(Problem description) Copy exactly, and only, the lines below from the first through the one containing "width=324pt,minimum height=42.75pt] (title)", both included; pictures are omitted.

(Supplied material)

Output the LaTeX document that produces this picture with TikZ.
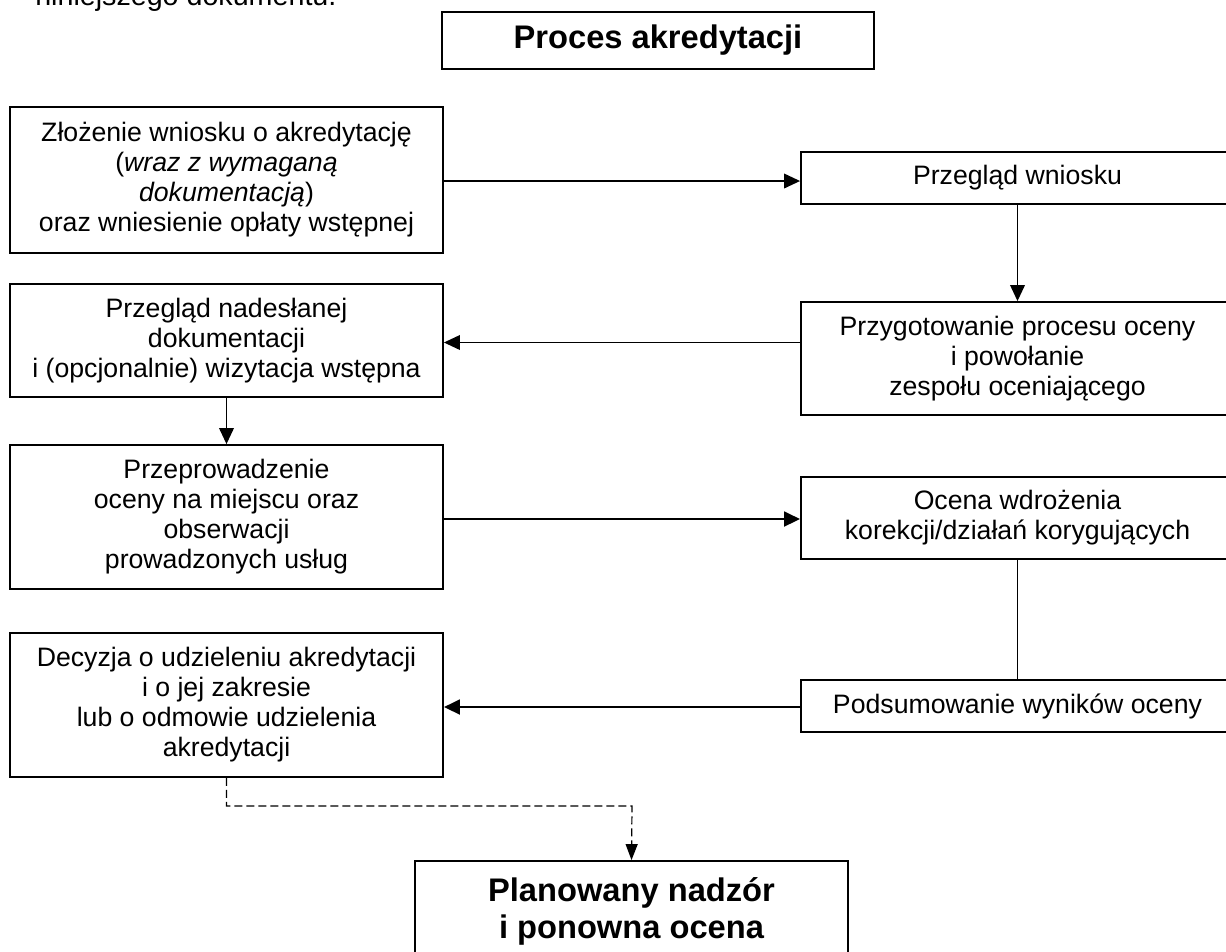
\documentclass[tikz,border=0pt]{standalone}
\usepackage{fontspec}
\setmainfont{Liberation Sans}
\usetikzlibrary{arrows.meta,calc}
\begin{document}
\begin{tikzpicture}[x=0.75pt,y=-0.75pt,
  box/.style={draw,line width=1.4pt,align=center,inner sep=0pt,
    font=\fontsize{20}{22.5}\selectfont},
  bigbox/.style={box,font=\fontsize{24.5}{28}\selectfont\bfseries},
  conn/.style={line width=1.1pt,-{Triangle[length=12pt,width=11pt]}},
  thickconn/.style={conn,line width=2.2pt},
  dashconn/.style={line width=0.9pt,dash pattern=on 6pt off 3pt,-{Triangle[length=12pt,width=9pt]}}]
\useasboundingbox (0,0) rectangle (1226,951);
\clip (0,0) rectangle (1226,951);

\node[anchor=base west,inner sep=0pt,font=\fontsize{21.5}{24}\selectfont] (prev) at (35,5) {niniejszego dokumentu.};

\node[bigbox,minimum width=324pt,minimum height=42.75pt] (title) at (658,40.5) {Proces akredytacji};

\node[box,minimum width=324.75pt,minimum height=109.5pt] (b1) at (226.5,180)
  {Złożenie wniosku o akredytację\\(\textit{wraz z wymaganą}\\\textit{dokumentacją})\\oraz wniesienie opłaty wstępnej};
\node[box,minimum width=324.75pt,minimum height=39pt] (b2) at (1017.5,178) {Przegląd wniosku};
\node[box,minimum width=324.75pt,minimum height=84.75pt] (b3) at (226.5,340.5)
  {Przegląd nadesłanej\\dokumentacji\\i (opcjonalnie) wizytacja wstępna};
\node[box,minimum width=324.75pt,minimum height=84.75pt] (b4) at (1017.5,358.5)
  {Przygotowanie procesu oceny\\i powołanie\\zespołu oceniającego};
\node[box,minimum width=324.75pt,minimum height=108pt] (b5) at (226.5,517)
  {Przeprowadzenie\\oceny na miejscu oraz\\obserwacji\\prowadzonych usług};
\node[box,minimum width=324.75pt,minimum height=61.5pt] (b6) at (1017.5,518)
  {Ocena wdrożenia\\korekcji/działań korygujących};
\node[box,minimum width=324.75pt,minimum height=108pt] (b7) at (226.5,705)
  {Decyzja o udzieleniu akredytacji\\i o jej zakresie\\lub o odmowie udzielenia\\akredytacji};
\node[box,minimum width=324.75pt,minimum height=39pt] (b8) at (1017.5,706) {Podsumowanie wyników oceny};
\node[bigbox,minimum width=324.75pt,minimum height=75.75pt] (b9) at (631.5,911.5)
  {Planowany nadzór\\i ponowna ocena};

\coordinate (d1) at (632,806);

\draw[conn] ([yshift=-0.75pt]b1.east) -- ([yshift=-0.75pt]b1.east -| b2.west);
\draw[conn] (b2.south) -- (b4.north);
\draw[conn] ([yshift=-1.5pt]b4.west |- b3.east) -- ([yshift=-1.5pt]b3.east);
\draw[conn] (b3.south) -- (b5.north);
\draw[thickconn] ([yshift=-1.5pt]b5.east) -- ([yshift=-1.5pt]b5.east -| b6.west);
\draw[line width=1.1pt] (b6.south) -- (b8.north);
\draw[thickconn] ([yshift=-0.75pt]b8.west) -- ([yshift=-0.75pt]b8.west -| b7.east);
\draw[dashconn] (b7.south) |- (d1) -- (b9.north);
\end{tikzpicture}
\end{document}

(Written solution)
Output the LaTeX document that produces this picture with TikZ.
\documentclass[tikz,border=0pt]{standalone}
\usepackage{fontspec}
\setmainfont{Liberation Sans}
\usetikzlibrary{arrows.meta,calc}
\begin{document}
\begin{tikzpicture}[x=0.75pt,y=-0.75pt,
  box/.style={draw,line width=1.4pt,align=center,inner sep=0pt,
    font=\fontsize{20}{22.5}\selectfont},
  bigbox/.style={box,font=\fontsize{24.5}{28}\selectfont\bfseries},
  conn/.style={line width=1.1pt,-{Triangle[length=12pt,width=11pt]}},
  thickconn/.style={conn,line width=2.2pt},
  dashconn/.style={line width=0.9pt,dash pattern=on 6pt off 3pt,-{Triangle[length=12pt,width=9pt]}}]
\useasboundingbox (0,0) rectangle (1226,951);
\clip (0,0) rectangle (1226,951);

\node[anchor=base west,inner sep=0pt,font=\fontsize{21.5}{24}\selectfont] (prev) at (35,5) {niniejszego dokumentu.};

\node[bigbox,minimum width=324pt,minimum height=42.75pt] (title) at (658,40.5) {Proces akredytacji};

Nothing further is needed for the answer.